Since the programme began, it has drawn criticism from Muslim communities who claim it has been employed to monitor them.

Prevent programme needs 'urgent overhaul' after attack failures
Southport murder suspect Axel Rudakubana appears via video link at the Westminster Magistrates' Court in London, Britain, October 30, 2024, in this courtroom sketch. Courtesy of Julia Quenzler/Handout via REUTERS.

BRITAIN's counter-radicalisation scheme Prevent needs to rapidly adapt to avoid mistakes which saw two men who had been referred to the programme go on to commit deadly knife attacks, a review concluded on Wednesday (16).

Prevent has been a key strand of Britain’s security apparatus since the September 11 attacks on the US in 2001, with the aim of stopping radicalisation and preventing people from going on to commit acts of violence.


But since its inception it has faced criticism from some Muslims who argue it has been used to spy on their communities, while some referrals have gone on to commit acts of terrorism.

The government commissioned a report into the scheme after it emerged that teenager Axel Rudakubana, who murdered three girls at a Taylor Swift-themed dance event in Southport last year, had previously been referred by his school, but concerns about his violent tendencies were not acted upon.

David Anderson, the Interim Independent Prevent Commissioner, looked at the case of Ali Harbi Ali, who was inspired by the Daesh (Islamic State group) to stab to death veteran lawmaker David Amess in 2021.

Ali too had previously been referred to Prevent by his school, and Anderson said both cases involved a long string of mistakes and poor judgments.

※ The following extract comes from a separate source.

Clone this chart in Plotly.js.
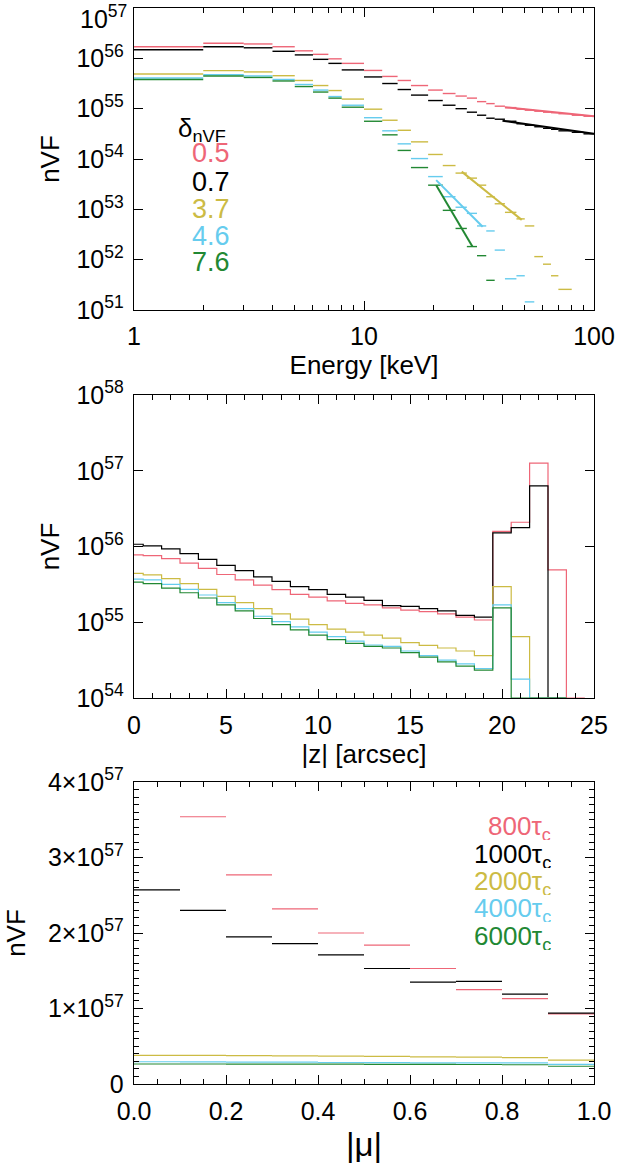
<!DOCTYPE html>
<html><head><meta charset="utf-8">
<script src="https://cdn.plot.ly/plotly-3.0.1.min.js"></script>
<style>body{margin:0;background:#fff}#plot{width:618px;height:1172px}</style>
</head><body><div id="plot"></div>
<script>
// ---------------- DATA ----------------
// Panel 1: nVF spectra vs energy (bin edges in keV, values per bin)
const energyEdges = [1,2,3,4,5,6,7,8,10,12,14,16,19,22,25,28,31,34,37,41,46,50,55,60,65,70,80,90,100];
const specRed    = [1.70e56,2.00e56,1.93e56,1.70e56,1.41e56,1.20e56,9.77e55,7.94e55,5.75e55,4.37e55,3.63e55,2.88e55,2.34e55,2.00e55,1.78e55,1.62e55,1.38e55,1.26e55,1.12e55,1.05e55,9.77e54,9.33e54,8.91e54,8.51e54,8.32e54,7.94e54,7.41e54,7.08e54];
const specBlack  = [1.48e56,1.70e56,1.62e56,1.38e56,1.17e56,9.55e55,7.94e55,5.89e55,4.27e55,3.16e55,2.40e55,1.86e55,1.45e55,1.17e55,1.00e55,8.51e54,7.41e54,6.46e54,6.17e54,5.62e54,5.01e54,4.68e54,4.37e54,4.07e54,3.89e54,3.63e54,3.39e54,3.16e54];
const specYellow = [4.90e55,5.69e55,5.37e55,4.52e55,3.63e55,2.88e55,2.29e55,1.55e55,9.77e54,5.89e54,3.72e54,2.19e54,1.23e54,7.41e53,5.25e53,4.17e53,3.02e53,1.78e53,1.29e53,8.71e52,6.46e52,4.68e52,1.15e52,8.13e51,4.79e51,2.57e51,null,null];
const specCyan   = [4.07e55,4.73e55,4.47e55,3.80e55,3.02e55,2.34e55,1.74e55,1.17e55,6.61e54,3.63e54,2.00e54,1.02e54,4.47e53,1.78e53,1.10e53,8.32e52,4.68e52,3.72e52,1.55e52,4.17e51,4.79e51,1.45e51,null,null,null,null,null,null];
const specGreen  = [3.80e55,4.47e55,4.17e55,3.55e55,2.75e55,2.14e55,1.62e55,1.07e55,5.62e54,3.02e54,1.48e54,6.76e53,3.02e53,9.55e52,4.17e52,1.82e52,1.20e52,3.89e51,null,null,null,null,null,null,null,null,null,null];
// power-law fits (end points, keV / nVF)
const fitRedE = [41,100],     fitRedV = [1.07e55,7.08e54];
const fitBlackE = [40,100],   fitBlackV = [5.75e54,3.16e54];
const fitYellowE = [26.6,48.5], fitYellowV = [5.62e53,6.17e52];
const fitCyanE = [20.6,32.8], fitCyanV = [3.80e53,4.52e52];
const fitGreenE = [20.6,29.6],fitGreenV = [3.02e53,1.82e52];
const deltaLabels = ['0.5','0.7','3.7','4.6','7.6'];

// Panel 2: nVF vs |z| (bin centres in arcsec)
const zCentres = [0,1,2,3,4,5,6,7,8,9,10,11,12,13,14,15,16,17,18,19,20,21,22,23,24];
const zRed    = [7.76e55,7.59e55,6.92e55,6.03e55,5.13e55,4.27e55,3.63e55,3.09e55,2.69e55,2.34e55,2.14e55,1.91e55,1.78e55,1.70e55,1.55e55,1.45e55,1.38e55,1.29e55,1.17e55,1.07e55,1.58e56,2.09e56,1.26e57,4.90e55,0];
const zBlack  = [1.07e56,1.02e56,9.33e55,8.04e55,6.76e55,5.62e55,4.79e55,3.98e55,3.47e55,2.95e55,2.69e55,2.34e55,2.14e55,1.95e55,1.66e55,1.62e55,1.51e55,1.41e55,1.23e55,1.17e55,1.51e56,1.78e56,6.31e56,0];
const zYellow = [4.43e55,4.21e55,3.76e55,3.24e55,2.72e55,2.19e55,1.82e55,1.51e55,1.29e55,1.10e55,9.33e54,8.13e54,7.41e54,6.76e54,6.17e54,5.37e54,4.95e54,4.57e54,4.17e54,3.63e54,2.95e55,6.46e54,0,0];
const zCyan   = [3.72e55,3.63e55,3.16e55,2.72e55,2.29e55,1.82e55,1.51e55,1.20e55,1.02e55,8.71e54,7.41e54,6.46e54,5.62e54,5.01e54,4.79e54,4.17e54,3.63e54,3.16e54,2.82e54,2.45e54,1.70e55,1.78e54,0,0];
const zGreen  = [3.39e55,3.24e55,2.82e55,2.45e55,2.09e55,1.70e55,1.41e55,1.12e55,9.33e54,7.94e54,6.76e54,5.89e54,5.25e54,4.79e54,4.57e54,3.98e54,3.47e54,2.99e54,2.63e54,2.34e54,1.55e55,0,0,0];

// Panel 3: nVF vs |mu| (bin edges)
const muEdges = [0,0.1,0.2,0.3,0.4,0.5,0.6,0.7,0.8,0.9,1.0];
const muRed    = [null,3.54e57,2.77e57,2.32e57,2.00e57,1.84e57,1.53e57,1.25e57,1.13e57,0.93e57];
const muBlack  = [2.57e57,2.30e57,1.95e57,1.86e57,1.71e57,1.53e57,1.35e57,1.36e57,1.19e57,0.94e57];
const muYellow = [0.380e57,0.380e57,0.375e57,0.372e57,0.370e57,0.365e57,0.360e57,0.355e57,0.350e57,0.315e57];
const muCyan   = [0.295e57,0.293e57,0.290e57,0.290e57,0.285e57,0.283e57,0.280e57,0.280e57,0.280e57,0.260e57];
const muGreen  = [0.265e57,0.265e57,0.263e57,0.262e57,0.262e57,0.260e57,0.260e57,0.258e57,0.255e57,0.235e57];
const timeLabels = ['800','1000','2000','4000','6000'];

// Tick labels
const energyTickVals = [1,10,100], energyTickText = ['1','10','100'];
const energyMinor = [2,3,4,5,6,7,8,9,20,30,40,50,60,70,80,90];
const spec_yTickVals = [1e51,1e52,1e53,1e54,1e55,1e56,1e57];
const spec_yTickText = ['10<sup>51</sup>','10<sup>52</sup>','10<sup>53</sup>','10<sup>54</sup>','10<sup>55</sup>','10<sup>56</sup>',''];
const spec_topLabel = '10<sup>57</sup>';   // drawn as an annotation so it stays inside the page
const z_yTickVals = [1e54,1e55,1e56,1e57,1e58];
const z_yTickText = ['10<sup>54</sup>','10<sup>55</sup>','10<sup>56</sup>','10<sup>57</sup>','10<sup>58</sup>'];
const zTickVals = [0,5,10,15,20,25];
const mu_yTickVals = [0,1e57,2e57,3e57,4e57];
const mu_yTickText = ['0','1×10<sup>57</sup>','2×10<sup>57</sup>','3×10<sup>57</sup>','4×10<sup>57</sup>'];

// ---------------- STYLE ----------------
const COLORS = ['#EE6677','#000000','#CCBB44','#66CCEE','#228833'];
const FONT = 'Liberation Sans, Arial, sans-serif';
const W = 618, H = 1172, M = {l:134, r:24, t:8, b:88};
const PH = H - M.t - M.b;
const EPS = 1e-6;
function dom(topPx, botPx){ return [(H - M.b - botPx)/PH, (H - M.b - topPx)/PH]; }
function px(ypx){ return (H - M.b - ypx)/PH; }
function pxx(xpx){ return (xpx - M.l)/(W - M.l - M.r); }

function segTrace(edges, vals, color, xa, ya, w){
  const x=[], y=[];
  vals.forEach((v,i)=>{ if(v===null) return; x.push(edges[i],edges[i+1],null); y.push(v,v,null); });
  return {x, y, xaxis:xa, yaxis:ya, mode:'lines', type:'scatter', line:{color, width:w||1.3}, hoverinfo:'skip', showlegend:false};
}
function stepTrace(centres, vals, color, floorV){
  const x=[], y=[];
  vals.forEach((v,i)=>{ x.push(centres[i]-0.5); y.push(v>0?v:floorV); });
  x.push(centres[vals.length-1]+0.5); y.push(vals[vals.length-1]>0?vals[vals.length-1]:floorV);
  return {x, y, xaxis:'x2', yaxis:'y2', mode:'lines', type:'scatter', line:{color, width:1.2, shape:'hv'}, hoverinfo:'skip', showlegend:false};
}
function lineTrace(xs, ys, color){
  return {x:xs, y:ys, xaxis:'x', yaxis:'y', mode:'lines', type:'scatter', line:{color, width:2}, hoverinfo:'skip', showlegend:false};
}

const traces = [];
const spec = [specRed, specBlack, specYellow, specCyan, specGreen];
spec.forEach((s,i)=>traces.push(segTrace(energyEdges, s, COLORS[i], 'x', 'y', 1.4)));
[[fitRedE,fitRedV],[fitBlackE,fitBlackV],[fitYellowE,fitYellowV],[fitCyanE,fitCyanV],[fitGreenE,fitGreenV]]
  .forEach((f,i)=>traces.push(lineTrace(f[0], f[1], COLORS[i])));
[zRed, zBlack, zYellow, zCyan, zGreen].forEach((s,i)=>traces.push(stepTrace(zCentres, s, COLORS[i], 1e54)));
[muRed, muBlack, muYellow, muCyan, muGreen].forEach((s,i)=>traces.push(segTrace(muEdges, s, COLORS[i], 'x3', 'y3', 1.2)));

const tickfont = {family:FONT, size:25, color:'#000'};
const titlefont = {family:FONT, size:26, color:'#000'};
const base = {showline:true, linecolor:'#000', linewidth:1.3, mirror:'allticks', ticks:'inside', ticklen:9,
  tickwidth:1, tickcolor:'#000', showgrid:false, zeroline:false, tickfont, fixedrange:true, ticklabeloverflow:'allow'};

const layout = {
  width:W, height:H, margin:M, paper_bgcolor:'#fff', plot_bgcolor:'#fff', showlegend:false,
  font:{family:FONT, color:'#000'},
  xaxis: Object.assign({}, base, {type:'log', range:[0-EPS,2+EPS], domain:[0,1], anchor:'y', tickmode:'array',
     tickvals:energyTickVals, ticktext:energyTickText, ticklabelstandoff:4,
     minor:{tickmode:'array', tickvals:energyMinor, ticks:'inside', ticklen:5, tickcolor:'#000', tickwidth:1},
     title:{text:'Energy [keV]', font:titlefont, standoff:6}}),
  yaxis: Object.assign({}, base, {type:'log', range:[51-EPS,57+EPS], domain:dom(8,310), anchor:'x', tickmode:'array',
     tickvals:spec_yTickVals, ticktext:spec_yTickText, ticklabelstandoff:4,
     title:{text:'nVF', font:titlefont, standoff:9}}),
  xaxis2: Object.assign({}, base, {range:[0,25], domain:[0,1], anchor:'y2', tickmode:'array', tickvals:zTickVals,
     ticklabelstandoff:5, minor:{dtick:1, ticks:'inside', ticklen:5, tickcolor:'#000', tickwidth:1},
     title:{text:'|z| [arcsec]', font:titlefont, standoff:6}}),
  yaxis2: Object.assign({}, base, {type:'log', range:[54-EPS,58+EPS], domain:dom(395,698), anchor:'x2', tickmode:'array',
     tickvals:z_yTickVals, ticktext:z_yTickText, ticklabelstandoff:4,
     title:{text:'nVF', font:titlefont, standoff:9}}),
  xaxis3: Object.assign({}, base, {range:[0,1], domain:[0,1], anchor:'y3', dtick:0.2, tick0:0, tickformat:'.1f',
     ticklabelstandoff:5, minor:{dtick:0.05, ticks:'inside', ticklen:5, tickcolor:'#000', tickwidth:1},
     title:{text:'|μ|', font:{family:FONT, size:33, color:'#000'}, standoff:8}}),
  yaxis3: Object.assign({}, base, {range:[0,4e57], domain:dom(782,1084), anchor:'x3', tickmode:'array',
     tickvals:mu_yTickVals, ticktext:mu_yTickText, ticklabelstandoff:4,
     minor:{dtick:1e56, ticks:'inside', ticklen:5, tickcolor:'#000', tickwidth:1},
     title:{text:'nVF', font:titlefont, standoff:14}}),
  annotations: []
};

// top tick label of panel 1 (kept inside the page as in the reference)
layout.annotations.push({xref:'paper', yref:'paper', x:pxx(129), y:px(-1), xanchor:'right', yanchor:'top',
  text:spec_topLabel, showarrow:false, font:tickfont});
// legend of panel 1
layout.annotations.push({xref:'paper', yref:'paper', x:pxx(176), y:px(130), xanchor:'left', yanchor:'middle',
  text:'δ<sub>nVF</sub>', showarrow:false, height:24, font:{family:FONT, size:26, color:'#000'}});
const legY1 = [153,182,209,236,262];
deltaLabels.forEach((t,i)=>layout.annotations.push({xref:'paper', yref:'paper', x:pxx(190), y:px(legY1[i]),
  xanchor:'left', yanchor:'middle', text:t, showarrow:false, height:22, font:{family:FONT, size:27, color:COLORS[i]}}));
// legend of panel 3
const legY3 = [828,856,883,910,938];
timeLabels.forEach((t,i)=>layout.annotations.push({xref:'paper', yref:'paper', x:pxx(553), y:px(legY3[i]),
  xanchor:'right', yanchor:'middle', text:t+'τ<sub>c</sub>', showarrow:false, height:24, font:{family:FONT, size:26, color:COLORS[i]}}));

Plotly.newPlot('plot', traces, layout, {staticPlot:true, displayModeBar:false});
</script></body></html>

He concluded that the scheme, while it worked sometimes, had to improve and adapt, applying to those who were simply obsessed with violence, such as Rudakubana. In the longer term, it should become part of a broader safeguarding and violence protection system, he said.

"More needs to be done," Anderson said. "Prevent needs to up its game in the online world, where most radicalisation now takes place."

Home secretary Yvette Cooper said the government would immediately act on his findings.

The most recent figures showed in the year to the end of March 2024, 6,922 people had been referred to Prevent, an increase of 1.5 per cent on the previous 12 months.

Of those, 36 per cent were related to vulnerable individuals with no clear ideology or counter terrorism risk, 19 per cent over extreme right-wing concerns, and 13 per cent regarding Islamist radicalisation.

Only two years ago, another independent review concluded that Prevent should refocus its efforts more on the threat posed by militant Islamism after becoming too concerned with extreme right-wing ideologies.